Document Type

Article

Publication Date

1996

Abstract

(Excerpt)

Jews and Christians share a common foundation of Scripture. It is within this common, sacred text that we shall find the source of "Grace upon Grace: Living Water." It requires little religious imagination to link the use of water as a purification rite in the Biblical world to the use of the mikveh in the early rabbinic period, and ultimately to the transformative ritual of Baptism as an essential sacramental rite in Christianity. My task this evening is not to trace that course of ritual development, but rather to consider the many and varied texts of Scripture from within which we find water, Mayim, as a central metaphor for God's presence and human struggle. I offer a midrash-an open interpretation of Biblical texts on water, a Jewish understanding of the religious significance of water, for our ongoing interfaith conversation on ritual and liturgy.
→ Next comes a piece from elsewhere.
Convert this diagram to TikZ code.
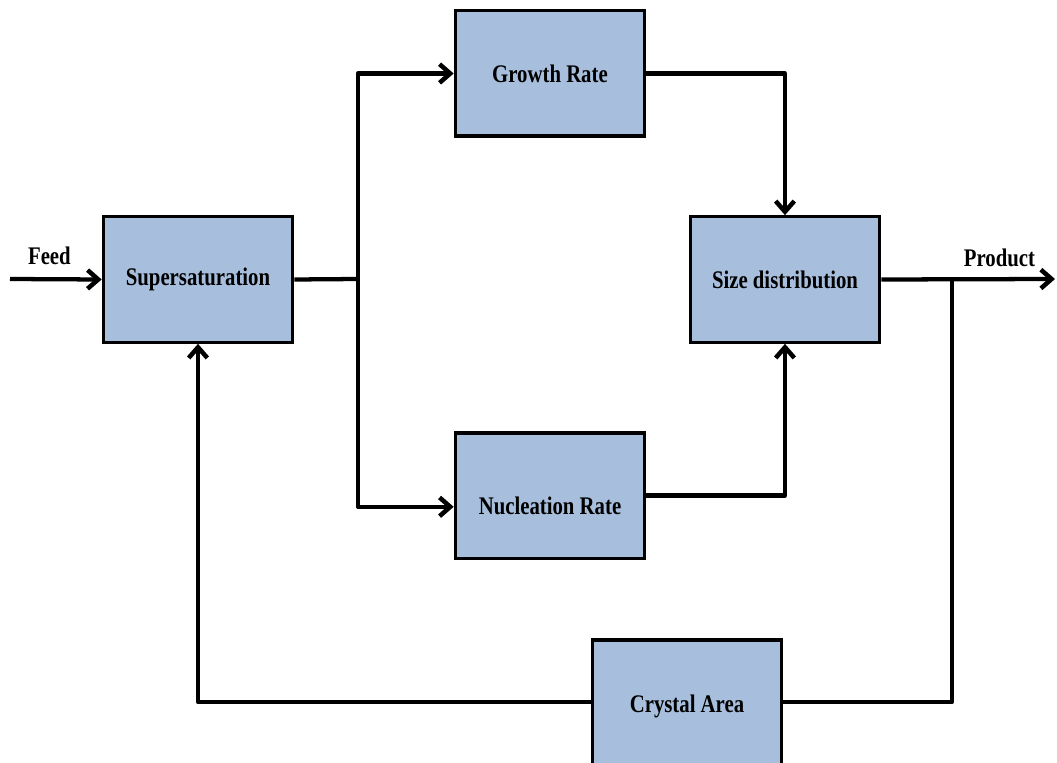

Midrash is a form of rabbinic literature in which the text is used liked a prism and understanding, like light from many different sources, allowed to shine through the angles of glass, and if we are both lucky and skillful we shall see the bright colors of the spectrum suspended like a rainbow in front of our eyes. Midrash is a discipline of reading and rereading classic sacred texts, always allowing for our reality as readers and the overflowing surplus meaning of scripture to find their own new horizons of understanding.